Comme d’autres livres indiens publiés récemment par Mercure de France, Une bouffée d’air pur répond à un certain schéma. Et s’il se lit si facilement, c’est peut-être, _Allez, j’ose le dire ?_ grâce à son écriture calibrée pour plaire à un certain public, de toute évidence féminin. Un public dont on présuppose qu’il consent à être bousculé, mais pas trop ; qu’il admet des drames, mais pas sans amour immortel ; qu’il accepte l’inéluctable, tant qu’on ne lui interdit pas de rêver quand même…
Pour moi, c’est là qu’est le hic. En effet, il suffit d’un peu de lucidité pour voir que le destin d’Anjali, si douloureux soit-il, n’est guère crédible. Ca ne doit pas être si fréquent qu’une femme indienne, divorcée, rejetée par les siens  -et donc quasi sans ressources-, puisse ainsi reprendre des études, rencontrer des amis « pour la vie » absolument merveilleux, puis un homme « pour la vie »  non moins merveilleux (et orphelin, ce qui, vous l’avouerez, est bigrement pratique pour l‘écrivain, les parents n'étant plus là pour s’opposer au mariage).
Ils ne doivent pas être si nombreux non plus, les ex-maris mufles-crapauds, qui, d’un coup d’un seul, sont bourrelés de remords et prêt à tout pour se racheter… (avec _ attention spoiler_  l’aide de leur nouvelle femme, tout amour et compréhension sous ses airs de mégère non apprivoisée).

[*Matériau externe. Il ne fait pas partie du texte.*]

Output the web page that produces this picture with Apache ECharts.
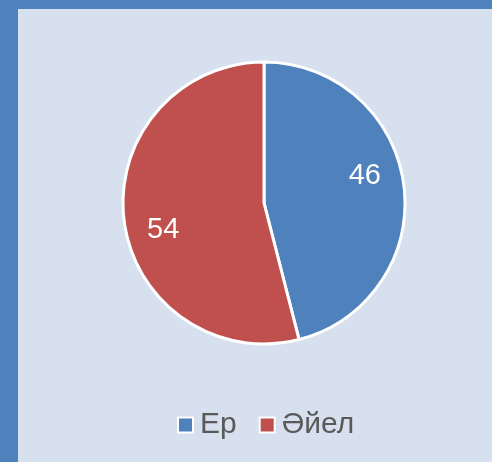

Alors, que dire de la probabilité que ces bons sentiments soient tous réunis en même temps ? Quasi nulle, bien sûr.
Bon, il y a aussi quelques méchants irrécupérables, dans ce livre. Mais comme un passage obligé...

Pour être tout à fait honnête, je suis dure envers ce roman, qui n’a quand même rien d’une bluette à la Barbara Cartland, et auquel je reconnais des qualités. Mais j'en attendais beaucoup plus, et j'ai été déçue. En vérité, cette écriture « aseptisée » ne correspond tout simplement pas au public que je suis aujourd'hui.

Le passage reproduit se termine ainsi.